Binary Treatment Example

Show code

rng = np.random.default_rng(2029)
n = 1200
x = rng.normal(size=(n, 4))
pi_true = 1.0 / (1.0 + np.exp(-(0.2 + x @ np.array([0.7, -0.5, 0.3, 0.2]))))
d = rng.binomial(1, pi_true, size=n).astype(float)
mu0 = 0.6 + x @ np.array([0.3, -0.2, 0.2, 0.4])
y = mu0 + 1.1 * d + rng.normal(scale=0.8, size=n)

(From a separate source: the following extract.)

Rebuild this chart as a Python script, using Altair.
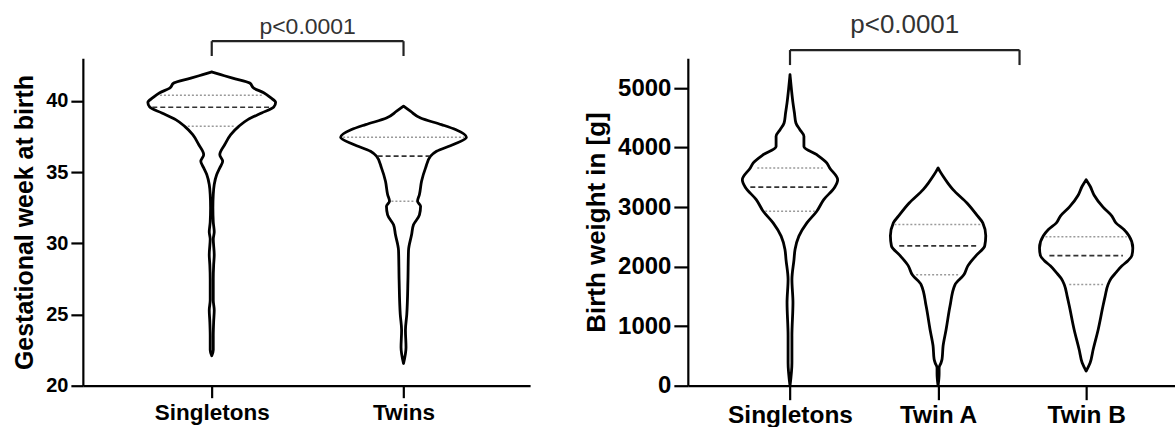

aipw = cm.AIPW(penalty=penalty_grid, cv=5, n_folds=5, seed=7)
aipw.fit(y, d, x)
aipw_summary = aipw.summary()

rows = [
    ["Truth", f"{1.1: .4f}", "--"],
    ["AIPW", f"{aipw_summary['ate']: .4f}", f"{aipw_summary['se']: .4f}"],
]
display(HTML(html_table(["Quantity", "Value", "SE"], rows)))

Quantity	Value	SE
Truth	1.1000	--
AIPW	1.1278	0.0501

Show code

display(
    HTML(
        html_table(
            ["Fold", "Outcome 0 Penalty", "Outcome 1 Penalty", "Propensity Penalty"],
            [
                [
                    str(i + 1),
                    f"{p0: .4f}",
                    f"{p1: .4f}",
                    f"{pp: .4f}",
                ]
                for i, (p0, p1, pp) in enumerate(
                    zip(
                        aipw_summary["outcome0_penalties"],
                        aipw_summary["outcome1_penalties"],
                        aipw_summary["propensity_penalties"],
                    )
                )
            ],
        )
    )
)

Fold	Outcome 0 Penalty	Outcome 1 Penalty	Propensity Penalty
1	5.6234	3.1623	17.7828
2	10.0000	17.7828	10.0000
3	10.0000	17.7828	10.0000
4	10.0000	17.7828	10.0000
5	10.0000	5.6234	31.6228

Interpretation

PartiallyLinearDML is the right estimator when the target is a scalar coefficient on a continuous treatment inside a partially linear model.
AIPW is the right estimator when the target is a binary-treatment ATE.
Both are intentionally narrow: the nuisance learner is ridge, the folds are explicit, and the reported standard errors come from the orthogonal influence function implied by the final score.